My tooth is starting to hurt. Time to make a decision soon.

In Which the Hobbyist Gets Business

My time of dabbling and dawdling with HTML, CSS, and server-side scripting are potentially yielding me some business. Two seperate friends of mine have been talking with me about building websites for them. They’re both hobbyist craftspersons, and they need sites that are beyond the basic “business card” site. They need galleries, user authentication, project dossiers with potential sales linkage, news/blogging functionality, as well as the usual Contact, FAQ, About, and Links pages.

It excites me that I get to build these sites. It’s been over 6 years since I built my last for-pay site for a tattoo-artist friend back home. So it’ll be swell to get my hands back into the code and do some good stuff. Hopefully it’ll all work out well, and that I can learn something while I’m doing it.

That’s every designer’s hope, I guess.

The technological solution I have my eye on is called Maypole. It’s a Perl-based solution, very similar (according to the documentation) to Java Struts or, as I can figure, Ruby On Rails. It’s a generic application framework that, in its default unmodified state, provides basic methods and templates to manipulate and display data in a database. Its design paradigm is that of Model-View-Controller, and as such is based on the expansive Class::DBI package for the data model and the powerful Template Toolkit for the view.

By default, Maypole will Do The Right Thing: the basic application can be had with the only cost to the programmer being 20 lines of code. Expanded functionality can be done for a bit more work.

I’m currently reading through the documentation and learning more about it. I’ve messed with it a little bit; got the sample application up and running, hacked it enough to make it run well on my laptop without Mod_Perl installed. There are plenty of other coders who are messing with Maypole – it’s still in active development. So it looks like a good fit for what I’m needing.

It’s my hope that Maypole is a good fit, and that I can use it to build these sites to the standards of usability, power, and flexibility that my customers want and that I’ve been blathering on about for years.

Drive Away

After some careful examination, I decided that getting that ’99 Civic would have been an awful $9500 mistake. Seriously. Luckily my bank would’nt’ve financed it; they turned it down because it was a year too old. After discussing financing with the dealer, they took my credit info, checked my history, and made me an offer: they “sweetened” the deal by dropping the sale price to $6650 + TTL, and “threw in” a 2-year service contract.

So, with $1200 down, about $230ish a month for 3 years, I took those numbers to my boss who plugged them into his spreadsheet. He calculated that the interest on the finance was a whopping 22.1%, and that interest charges would amount to over $2500 for the finance term. Sickening.

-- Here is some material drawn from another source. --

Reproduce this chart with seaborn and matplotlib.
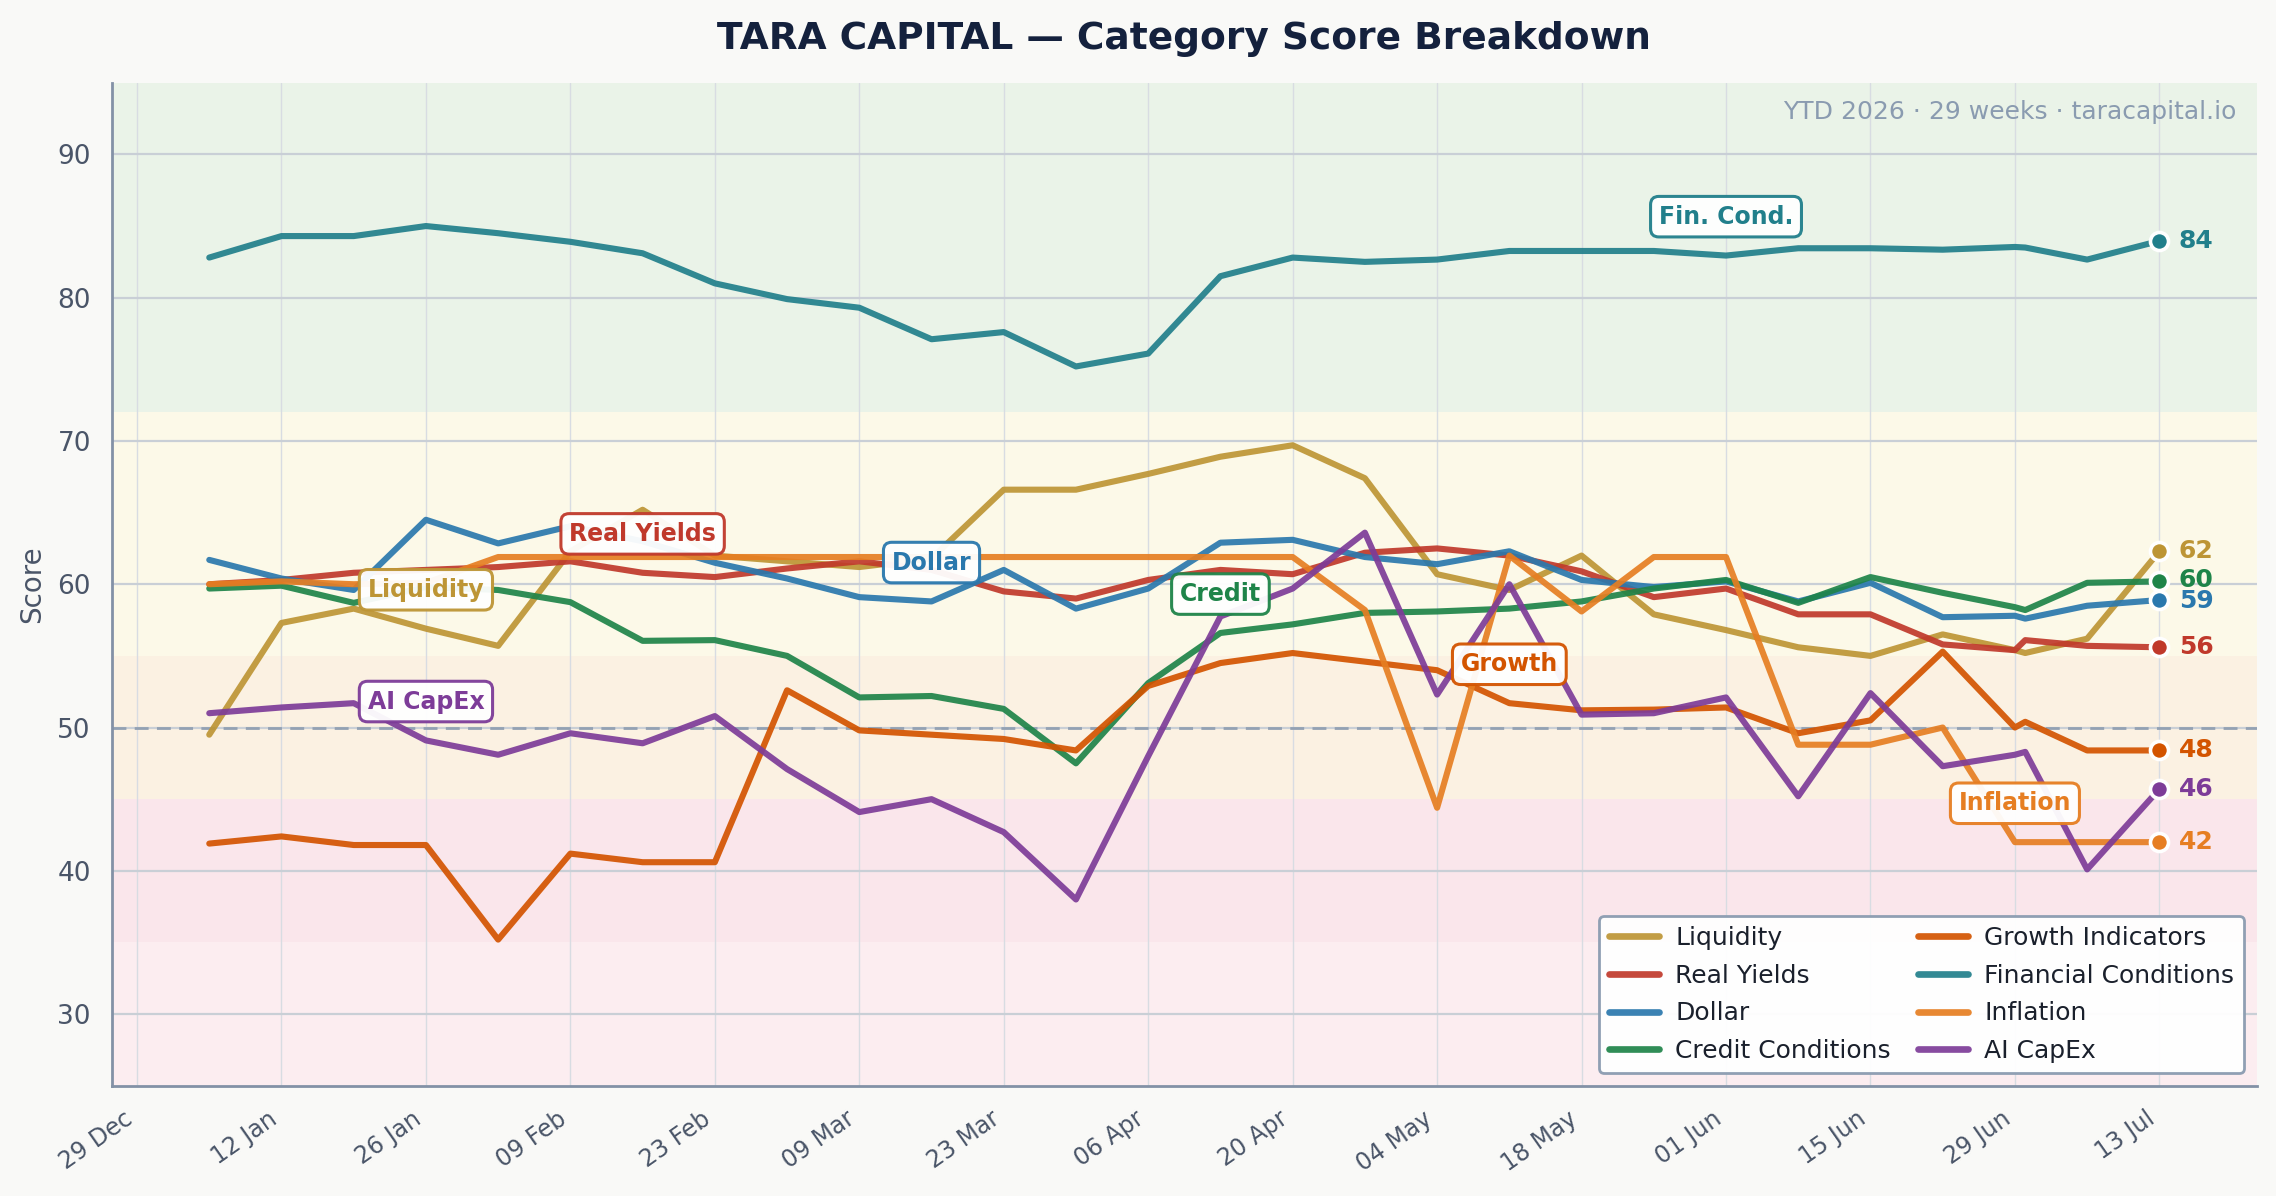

I turned the offer down, and the dealer offered to explain things in further detail, saying I’m operating on partial information and that I should give him and the business manager a chance, etcetera. I still declined, and he offered to let me test drive other cars and so on; I drove a Neon and was completely unimpressed. He showed me a “sample” spreadsheet with the offer terms: his sheet said 11%. It was then I noticed that the 2-year extended warranty was actually on top of the price of the car — a trump-up to increase the finance amount. Gracefully, yet fatiguedly, I declined the offer. I most likely will not be returning to that dealer.

I learned this week that I can go to my bank and get prequalified for auto loans; it was my assumption that I had to have a vehicle already picked and ready to buy. Not so. Thursday morning I applied with my bank for a personal, unsecured loan (Wells Fargo’s version of prequalifying). The banker left in her notes that this loan will be for a car, so there will be collateral. We played phone tag on Friday, so I don’t know the outcome of the application, whether I got accepted for my requested amount or if they’ve made a counter-offer, or if I’ve been declined. Knowing this bit of information will affect what I’m looking for.

Until then, I’m resting from the used car battle.